→ **What you should do**: Both the line containing "Write the matplotlib code for this chart." and the line containing "from matplotlib.ticker import FixedLocator" belong in the copy, as do all lines between them, copied exactly; pictures do not.

>> Start Data

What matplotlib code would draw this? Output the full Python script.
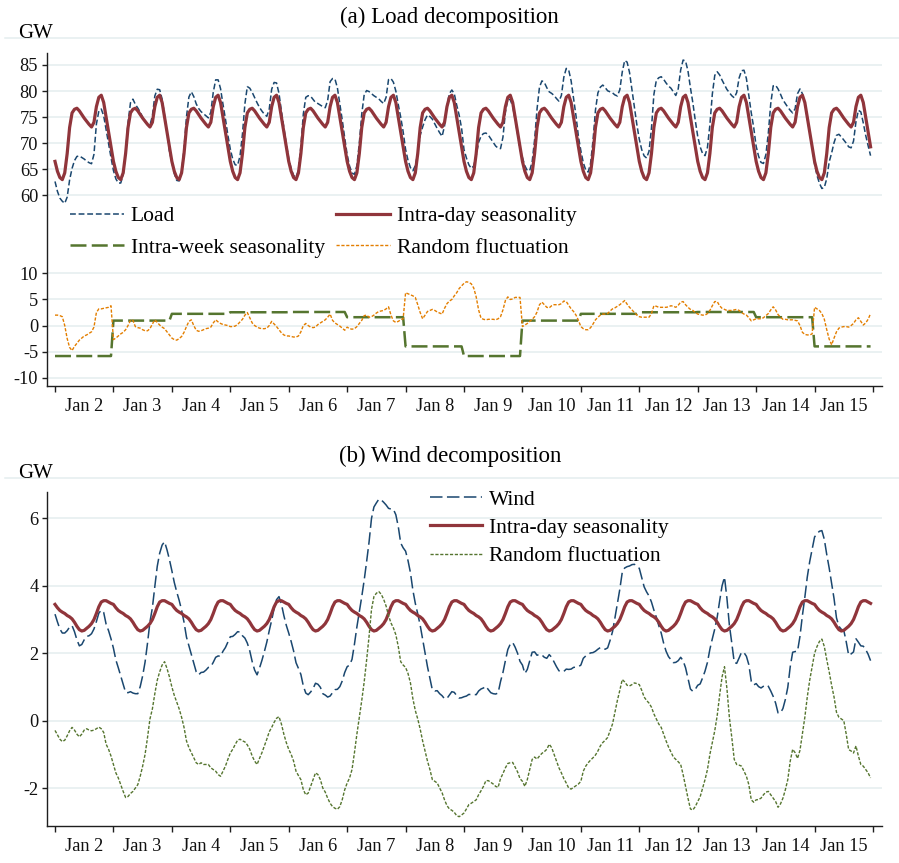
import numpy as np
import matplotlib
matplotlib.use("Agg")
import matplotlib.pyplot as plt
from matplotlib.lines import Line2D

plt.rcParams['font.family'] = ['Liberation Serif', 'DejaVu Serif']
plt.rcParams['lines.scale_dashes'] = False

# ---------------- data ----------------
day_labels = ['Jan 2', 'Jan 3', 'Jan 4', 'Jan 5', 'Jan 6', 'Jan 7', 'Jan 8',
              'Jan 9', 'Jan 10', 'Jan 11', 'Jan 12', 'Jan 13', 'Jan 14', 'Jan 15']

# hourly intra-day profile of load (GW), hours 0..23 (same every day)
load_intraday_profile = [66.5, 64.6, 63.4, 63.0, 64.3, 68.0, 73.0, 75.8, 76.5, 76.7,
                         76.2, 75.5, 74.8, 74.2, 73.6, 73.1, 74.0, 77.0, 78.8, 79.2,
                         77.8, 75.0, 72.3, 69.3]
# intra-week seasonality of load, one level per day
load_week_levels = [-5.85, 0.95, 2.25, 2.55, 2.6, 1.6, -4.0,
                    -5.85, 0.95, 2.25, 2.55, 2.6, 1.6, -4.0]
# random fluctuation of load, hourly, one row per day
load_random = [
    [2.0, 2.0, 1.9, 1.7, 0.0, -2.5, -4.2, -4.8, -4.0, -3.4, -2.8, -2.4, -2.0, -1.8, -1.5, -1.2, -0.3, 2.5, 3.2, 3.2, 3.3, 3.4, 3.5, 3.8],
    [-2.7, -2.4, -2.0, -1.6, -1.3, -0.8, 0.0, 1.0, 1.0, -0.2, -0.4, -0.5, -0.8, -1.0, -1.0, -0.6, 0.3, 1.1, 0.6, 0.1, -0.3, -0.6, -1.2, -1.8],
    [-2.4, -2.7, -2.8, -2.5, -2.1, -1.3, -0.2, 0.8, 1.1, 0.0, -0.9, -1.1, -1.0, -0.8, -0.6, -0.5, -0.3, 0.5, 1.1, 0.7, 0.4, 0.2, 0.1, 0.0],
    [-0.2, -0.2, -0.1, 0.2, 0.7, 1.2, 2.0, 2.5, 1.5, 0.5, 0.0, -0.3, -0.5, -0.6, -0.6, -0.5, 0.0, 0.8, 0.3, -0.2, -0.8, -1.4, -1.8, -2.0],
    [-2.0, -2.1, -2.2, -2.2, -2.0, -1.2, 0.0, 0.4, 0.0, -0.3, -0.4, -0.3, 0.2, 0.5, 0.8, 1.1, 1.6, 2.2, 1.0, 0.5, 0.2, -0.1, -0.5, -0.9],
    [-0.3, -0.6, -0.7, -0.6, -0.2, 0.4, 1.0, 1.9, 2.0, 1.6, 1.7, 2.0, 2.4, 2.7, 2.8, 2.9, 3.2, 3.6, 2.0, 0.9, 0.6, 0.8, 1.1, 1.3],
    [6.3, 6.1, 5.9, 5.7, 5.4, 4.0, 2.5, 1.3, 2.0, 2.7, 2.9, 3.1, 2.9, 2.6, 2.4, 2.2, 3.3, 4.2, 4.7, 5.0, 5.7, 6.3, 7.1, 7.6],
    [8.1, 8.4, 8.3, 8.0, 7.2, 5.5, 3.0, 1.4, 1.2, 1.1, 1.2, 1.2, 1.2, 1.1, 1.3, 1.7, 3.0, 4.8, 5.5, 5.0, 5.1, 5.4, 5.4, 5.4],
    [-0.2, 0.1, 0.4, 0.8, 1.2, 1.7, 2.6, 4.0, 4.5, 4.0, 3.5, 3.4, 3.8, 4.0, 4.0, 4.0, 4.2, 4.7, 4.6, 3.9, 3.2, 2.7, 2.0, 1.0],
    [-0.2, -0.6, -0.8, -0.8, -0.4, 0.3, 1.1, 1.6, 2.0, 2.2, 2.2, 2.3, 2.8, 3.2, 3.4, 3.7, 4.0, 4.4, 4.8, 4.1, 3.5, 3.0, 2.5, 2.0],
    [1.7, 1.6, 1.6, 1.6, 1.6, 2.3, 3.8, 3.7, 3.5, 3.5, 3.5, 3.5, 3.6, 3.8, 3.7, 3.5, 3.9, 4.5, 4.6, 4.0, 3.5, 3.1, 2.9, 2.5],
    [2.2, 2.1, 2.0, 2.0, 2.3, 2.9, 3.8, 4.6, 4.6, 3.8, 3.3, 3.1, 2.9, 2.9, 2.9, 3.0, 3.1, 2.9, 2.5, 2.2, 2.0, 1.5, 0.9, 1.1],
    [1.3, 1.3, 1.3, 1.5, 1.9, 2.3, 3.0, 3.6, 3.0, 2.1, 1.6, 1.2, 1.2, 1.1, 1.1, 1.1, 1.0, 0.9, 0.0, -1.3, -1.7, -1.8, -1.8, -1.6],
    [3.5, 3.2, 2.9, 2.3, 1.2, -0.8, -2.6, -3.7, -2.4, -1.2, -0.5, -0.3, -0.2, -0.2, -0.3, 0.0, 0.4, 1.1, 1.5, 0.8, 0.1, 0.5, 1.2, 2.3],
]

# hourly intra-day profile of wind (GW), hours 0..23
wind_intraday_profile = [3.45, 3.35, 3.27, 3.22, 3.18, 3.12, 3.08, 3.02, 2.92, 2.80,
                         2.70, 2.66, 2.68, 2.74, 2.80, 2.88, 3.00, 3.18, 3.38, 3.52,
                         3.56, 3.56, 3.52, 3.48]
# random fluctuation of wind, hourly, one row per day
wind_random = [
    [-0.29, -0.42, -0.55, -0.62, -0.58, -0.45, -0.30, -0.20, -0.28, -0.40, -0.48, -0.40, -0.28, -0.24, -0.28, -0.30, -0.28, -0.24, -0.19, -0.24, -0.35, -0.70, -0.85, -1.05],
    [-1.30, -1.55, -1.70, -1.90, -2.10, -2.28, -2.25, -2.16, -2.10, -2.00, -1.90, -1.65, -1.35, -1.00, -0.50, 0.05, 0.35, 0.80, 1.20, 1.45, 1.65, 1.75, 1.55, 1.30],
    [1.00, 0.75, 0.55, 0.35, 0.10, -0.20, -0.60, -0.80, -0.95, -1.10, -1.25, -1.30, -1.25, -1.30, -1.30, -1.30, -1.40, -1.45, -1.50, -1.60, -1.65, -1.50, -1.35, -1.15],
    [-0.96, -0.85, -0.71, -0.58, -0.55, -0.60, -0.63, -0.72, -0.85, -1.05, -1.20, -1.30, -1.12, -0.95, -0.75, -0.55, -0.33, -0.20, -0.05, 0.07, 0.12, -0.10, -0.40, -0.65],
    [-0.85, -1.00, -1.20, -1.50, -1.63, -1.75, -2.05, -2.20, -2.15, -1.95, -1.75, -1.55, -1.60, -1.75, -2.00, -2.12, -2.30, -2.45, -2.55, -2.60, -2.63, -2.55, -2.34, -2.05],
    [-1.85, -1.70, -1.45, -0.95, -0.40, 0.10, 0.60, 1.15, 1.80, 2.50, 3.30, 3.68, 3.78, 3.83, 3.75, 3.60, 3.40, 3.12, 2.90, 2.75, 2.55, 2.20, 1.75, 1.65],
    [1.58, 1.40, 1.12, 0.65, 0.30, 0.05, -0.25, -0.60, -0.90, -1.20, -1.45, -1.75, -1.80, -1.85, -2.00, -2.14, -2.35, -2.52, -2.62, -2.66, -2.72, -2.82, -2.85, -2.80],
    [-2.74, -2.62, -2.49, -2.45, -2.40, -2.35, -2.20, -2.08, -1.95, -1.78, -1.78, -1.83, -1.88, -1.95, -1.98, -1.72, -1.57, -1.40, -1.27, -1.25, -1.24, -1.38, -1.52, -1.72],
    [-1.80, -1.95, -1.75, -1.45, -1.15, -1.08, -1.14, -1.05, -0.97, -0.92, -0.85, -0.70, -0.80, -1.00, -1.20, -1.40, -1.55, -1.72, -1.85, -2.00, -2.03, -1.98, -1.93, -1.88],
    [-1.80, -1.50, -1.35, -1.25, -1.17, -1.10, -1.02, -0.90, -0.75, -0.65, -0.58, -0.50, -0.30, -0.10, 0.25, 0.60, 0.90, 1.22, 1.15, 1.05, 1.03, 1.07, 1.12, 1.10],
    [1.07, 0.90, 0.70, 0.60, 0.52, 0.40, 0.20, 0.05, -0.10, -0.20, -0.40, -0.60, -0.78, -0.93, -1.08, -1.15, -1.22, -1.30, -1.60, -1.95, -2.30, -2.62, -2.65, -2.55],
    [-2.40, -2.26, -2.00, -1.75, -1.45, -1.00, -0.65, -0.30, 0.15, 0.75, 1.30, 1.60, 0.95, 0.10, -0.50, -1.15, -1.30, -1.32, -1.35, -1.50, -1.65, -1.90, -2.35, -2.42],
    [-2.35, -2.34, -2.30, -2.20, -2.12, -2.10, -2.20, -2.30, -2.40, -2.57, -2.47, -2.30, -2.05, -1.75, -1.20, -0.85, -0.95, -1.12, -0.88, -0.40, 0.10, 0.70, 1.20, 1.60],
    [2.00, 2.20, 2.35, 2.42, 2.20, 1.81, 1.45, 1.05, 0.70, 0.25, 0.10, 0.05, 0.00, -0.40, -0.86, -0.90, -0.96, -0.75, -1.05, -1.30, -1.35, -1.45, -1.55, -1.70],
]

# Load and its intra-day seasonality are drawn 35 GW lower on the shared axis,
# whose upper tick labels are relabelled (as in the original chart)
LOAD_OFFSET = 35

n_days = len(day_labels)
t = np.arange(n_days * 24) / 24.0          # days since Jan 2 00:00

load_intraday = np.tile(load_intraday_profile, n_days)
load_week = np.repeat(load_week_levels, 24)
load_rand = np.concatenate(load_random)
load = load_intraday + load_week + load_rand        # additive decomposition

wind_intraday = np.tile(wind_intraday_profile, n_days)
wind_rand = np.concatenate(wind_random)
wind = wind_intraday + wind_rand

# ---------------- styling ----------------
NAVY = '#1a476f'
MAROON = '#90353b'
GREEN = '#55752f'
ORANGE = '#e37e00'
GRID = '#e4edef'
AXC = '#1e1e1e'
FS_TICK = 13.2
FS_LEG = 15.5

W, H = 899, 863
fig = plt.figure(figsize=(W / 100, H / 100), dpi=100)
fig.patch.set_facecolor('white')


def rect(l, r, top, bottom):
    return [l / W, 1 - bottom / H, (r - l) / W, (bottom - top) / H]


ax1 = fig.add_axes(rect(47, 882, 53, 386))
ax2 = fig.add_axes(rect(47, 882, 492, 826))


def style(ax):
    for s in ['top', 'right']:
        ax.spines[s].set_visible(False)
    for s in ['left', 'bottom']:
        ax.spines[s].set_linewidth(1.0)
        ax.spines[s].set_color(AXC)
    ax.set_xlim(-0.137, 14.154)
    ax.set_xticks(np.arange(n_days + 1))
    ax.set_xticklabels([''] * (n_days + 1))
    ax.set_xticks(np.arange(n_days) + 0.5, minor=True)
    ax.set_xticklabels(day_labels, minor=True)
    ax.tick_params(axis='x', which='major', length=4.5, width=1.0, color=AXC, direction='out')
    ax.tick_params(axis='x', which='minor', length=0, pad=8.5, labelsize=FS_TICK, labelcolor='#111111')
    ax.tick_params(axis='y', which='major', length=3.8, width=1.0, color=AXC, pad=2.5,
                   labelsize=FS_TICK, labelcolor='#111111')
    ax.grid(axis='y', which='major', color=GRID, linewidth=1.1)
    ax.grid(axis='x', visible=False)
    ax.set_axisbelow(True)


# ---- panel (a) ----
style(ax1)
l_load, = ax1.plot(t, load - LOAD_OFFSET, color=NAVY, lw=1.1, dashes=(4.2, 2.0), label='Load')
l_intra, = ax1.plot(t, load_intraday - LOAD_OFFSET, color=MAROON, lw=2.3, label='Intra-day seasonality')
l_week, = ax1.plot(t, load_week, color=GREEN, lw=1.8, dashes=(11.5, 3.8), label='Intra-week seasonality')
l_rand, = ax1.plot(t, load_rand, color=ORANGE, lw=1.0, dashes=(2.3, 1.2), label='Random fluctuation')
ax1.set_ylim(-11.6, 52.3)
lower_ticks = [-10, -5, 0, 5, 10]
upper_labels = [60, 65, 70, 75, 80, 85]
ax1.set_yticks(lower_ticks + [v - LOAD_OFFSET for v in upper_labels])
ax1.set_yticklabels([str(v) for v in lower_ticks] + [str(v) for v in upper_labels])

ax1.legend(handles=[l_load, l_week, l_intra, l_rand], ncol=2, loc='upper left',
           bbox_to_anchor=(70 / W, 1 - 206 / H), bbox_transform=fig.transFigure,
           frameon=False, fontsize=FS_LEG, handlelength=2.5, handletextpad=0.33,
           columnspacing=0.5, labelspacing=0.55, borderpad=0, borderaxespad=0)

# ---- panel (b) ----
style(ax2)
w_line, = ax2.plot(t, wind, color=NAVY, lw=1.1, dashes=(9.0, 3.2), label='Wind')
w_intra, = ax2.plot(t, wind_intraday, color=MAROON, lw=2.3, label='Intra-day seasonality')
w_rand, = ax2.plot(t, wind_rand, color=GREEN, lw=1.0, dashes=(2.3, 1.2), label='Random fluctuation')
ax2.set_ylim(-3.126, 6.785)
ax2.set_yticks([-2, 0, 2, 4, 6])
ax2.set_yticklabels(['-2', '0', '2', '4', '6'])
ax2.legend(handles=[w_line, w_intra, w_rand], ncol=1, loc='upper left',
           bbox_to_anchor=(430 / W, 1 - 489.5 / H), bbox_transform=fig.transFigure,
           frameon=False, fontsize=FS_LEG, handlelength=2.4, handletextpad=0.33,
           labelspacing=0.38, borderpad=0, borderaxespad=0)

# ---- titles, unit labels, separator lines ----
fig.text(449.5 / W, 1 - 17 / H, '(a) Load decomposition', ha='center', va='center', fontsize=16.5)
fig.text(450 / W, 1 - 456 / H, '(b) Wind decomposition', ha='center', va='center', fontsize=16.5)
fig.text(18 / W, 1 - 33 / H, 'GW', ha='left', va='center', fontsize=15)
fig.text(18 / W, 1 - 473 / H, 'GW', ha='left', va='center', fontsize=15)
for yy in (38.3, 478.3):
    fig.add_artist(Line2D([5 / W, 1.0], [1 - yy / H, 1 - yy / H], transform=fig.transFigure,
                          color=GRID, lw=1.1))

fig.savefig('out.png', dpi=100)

>> End Data
>> Start Data

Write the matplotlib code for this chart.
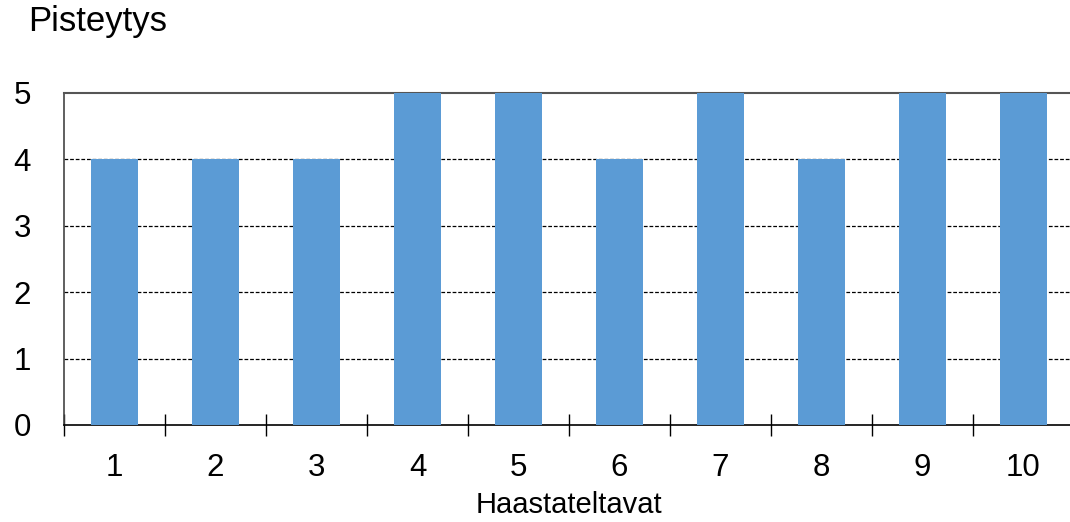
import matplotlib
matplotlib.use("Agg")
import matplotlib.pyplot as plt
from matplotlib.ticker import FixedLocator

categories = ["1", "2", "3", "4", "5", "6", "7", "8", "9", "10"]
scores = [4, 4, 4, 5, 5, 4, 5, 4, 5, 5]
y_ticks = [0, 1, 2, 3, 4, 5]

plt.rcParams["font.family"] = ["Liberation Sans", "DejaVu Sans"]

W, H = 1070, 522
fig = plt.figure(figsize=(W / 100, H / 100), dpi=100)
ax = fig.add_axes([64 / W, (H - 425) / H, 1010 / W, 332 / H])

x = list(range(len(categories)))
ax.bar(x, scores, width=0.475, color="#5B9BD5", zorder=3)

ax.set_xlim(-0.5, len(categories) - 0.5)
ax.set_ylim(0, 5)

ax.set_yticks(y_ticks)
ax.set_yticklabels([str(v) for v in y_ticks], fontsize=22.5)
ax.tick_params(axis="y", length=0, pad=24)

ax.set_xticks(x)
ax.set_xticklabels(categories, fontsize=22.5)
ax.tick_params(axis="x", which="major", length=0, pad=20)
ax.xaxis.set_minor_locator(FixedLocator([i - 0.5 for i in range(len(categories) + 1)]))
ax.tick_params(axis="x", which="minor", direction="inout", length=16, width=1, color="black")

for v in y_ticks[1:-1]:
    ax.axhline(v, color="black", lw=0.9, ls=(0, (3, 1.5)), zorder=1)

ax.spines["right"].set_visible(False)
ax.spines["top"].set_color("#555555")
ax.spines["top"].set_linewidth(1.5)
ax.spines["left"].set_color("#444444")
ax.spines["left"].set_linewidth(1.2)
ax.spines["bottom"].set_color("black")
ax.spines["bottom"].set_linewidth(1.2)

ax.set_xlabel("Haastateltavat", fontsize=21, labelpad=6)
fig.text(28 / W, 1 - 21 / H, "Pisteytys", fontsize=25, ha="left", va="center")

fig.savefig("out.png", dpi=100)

>> End Data

→ **The output**:
Write the matplotlib code for this chart.
import matplotlib
matplotlib.use("Agg")
import matplotlib.pyplot as plt
from matplotlib.ticker import FixedLocator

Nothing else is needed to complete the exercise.